In physics, tangent lines are crucial for understanding motion. The derivative of a position function gives the velocity, and the derivative of the velocity function gives the acceleration. At any given point in time, the tangent line to the position-time graph represents the instantaneous velocity of the object. This is super useful for analyzing things like the trajectory of a projectile or the motion of a car. The slope of the tangent line tells you how fast the object is moving at that exact moment. In computer graphics, tangent lines (and their three-dimensional counterparts, tangent planes) are used for creating smooth curves and surfaces. When rendering 3D models, computers need to approximate curves and surfaces using polygons. Tangent lines and tangent planes help ensure that the transitions between these polygons are smooth and visually appealing. This is why your favorite video games and animated movies look so realistic!
If you're curious to explore further, there are plenty of avenues to pursue. You could investigate applications of tangent lines in more advanced calculus topics like optimization, related rates, and curve sketching. You could also delve into the connection between tangent lines and numerical methods like Newton's method, which uses tangent lines to approximate the roots of equations. Another interesting direction is to explore tangent planes and tangent spaces in multivariable calculus, which extend the concept of tangent lines to higher dimensions.
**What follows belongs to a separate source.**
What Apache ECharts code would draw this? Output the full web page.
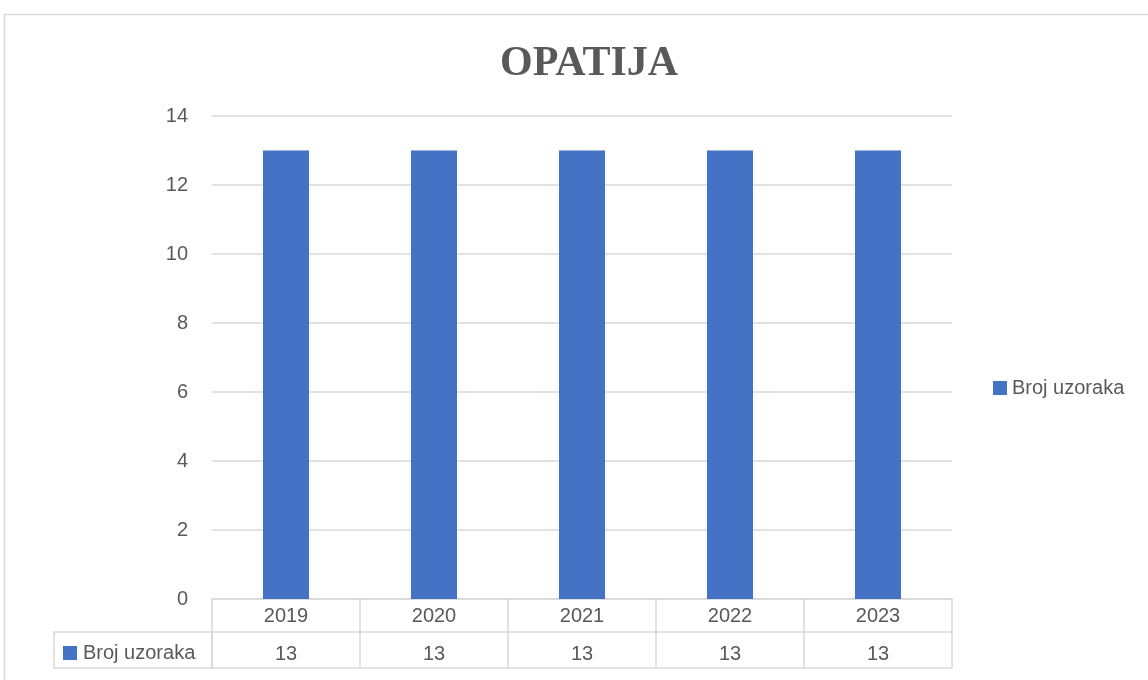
<!DOCTYPE html>
<html>
<head>
<meta charset="utf-8">
<script src="https://cdn.jsdelivr.net/npm/echarts@6/dist/echarts.min.js"></script>
<style>
  html, body { margin: 0; padding: 0; background: #fff; }
  #chart { width: 1148px; height: 680px; }
</style>
</head>
<body>
<div id="chart"></div>
<script>
const years = ['2019', '2020', '2021', '2022', '2023'];
const brojUzoraka = [13, 13, 13, 13, 13];
const seriesName = 'Broj uzoraka';

const font = 'Liberation Sans';
const textColor = '#595959';
const lineColor = '#d9d9d9';

const myChart = echarts.init(document.getElementById('chart'));
myChart.setOption({
  animation: false,
  title: {
    text: 'OPATIJA',
    left: 495,
    top: 38,
    textStyle: { fontFamily: 'Liberation Serif', fontWeight: 'bold', fontSize: 42, color: textColor }
  },
  legend: {
    data: [seriesName],
    left: 988,
    top: 373,
    icon: 'rect',
    itemWidth: 14,
    itemHeight: 14,
    textStyle: { fontFamily: font, fontSize: 20, color: textColor }
  },
  grid: { left: 212, right: 196, top: 116, bottom: 81 },
  xAxis: [
    {
      type: 'category',
      data: years,
      axisLine: { lineStyle: { color: lineColor, width: 1.5 } },
      axisTick: { show: true, length: 69, lineStyle: { color: lineColor, width: 1.5 } },
      axisLabel: { margin: 7, fontFamily: font, fontSize: 20, color: textColor }
    },
    {
      type: 'category',
      data: years,
      position: 'bottom',
      offset: 33,
      axisLine: { lineStyle: { color: lineColor, width: 1.5 } },
      axisTick: { show: false },
      axisLabel: {
        margin: 12, fontFamily: font, fontSize: 20, color: textColor,
        formatter: (v, i) => String(brojUzoraka[i])
      }
    },
    {
      type: 'category',
      data: years,
      position: 'bottom',
      offset: 69,
      axisLine: { lineStyle: { color: lineColor, width: 1.5 } },
      axisTick: { show: false },
      axisLabel: { show: false }
    }
  ],
  yAxis: {
    type: 'value',
    min: 0,
    max: 14,
    interval: 2,
    axisLine: { show: false },
    axisTick: { show: false },
    splitLine: { lineStyle: { color: lineColor, width: 1.5 } },
    axisLabel: { margin: 24, fontFamily: font, fontSize: 20, color: textColor }
  },
  graphic: [
    {
      type: 'rect',
      shape: { x: 4.5, y: 14.5, width: 1200, height: 700 },
      style: { fill: 'none', stroke: lineColor, lineWidth: 1.5 },
      silent: true
    },
    {
      type: 'rect',
      shape: { x: 54, y: 632, width: 158, height: 36 },
      style: { fill: 'none', stroke: lineColor, lineWidth: 1.5 },
      silent: true
    },
    {
      type: 'rect',
      shape: { x: 63, y: 646, width: 14, height: 14 },
      style: { fill: '#4472c4' },
      silent: true
    },
    {
      type: 'text',
      left: 83,
      top: 643,
      style: { text: seriesName, fontFamily: font, fontSize: 20, fill: textColor }
    }
  ],
  series: [
    {
      name: seriesName,
      type: 'bar',
      data: brojUzoraka,
      barWidth: 46,
      itemStyle: { color: '#4472c4' }
    }
  ]
});
</script>
</body>
</html>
There are also many online resources, textbooks, and interactive tools available to help you deepen your understanding of these concepts. The key is to keep asking questions, keep exploring, and keep making connections between the abstract mathematics and the real world. The more you play with these ideas, the more they'll become intuitive and the more you'll appreciate the power and elegance of calculus. So, go out there and start exploring! The world of mathematics is vast and fascinating, and tangent lines are just the tip of the iceberg.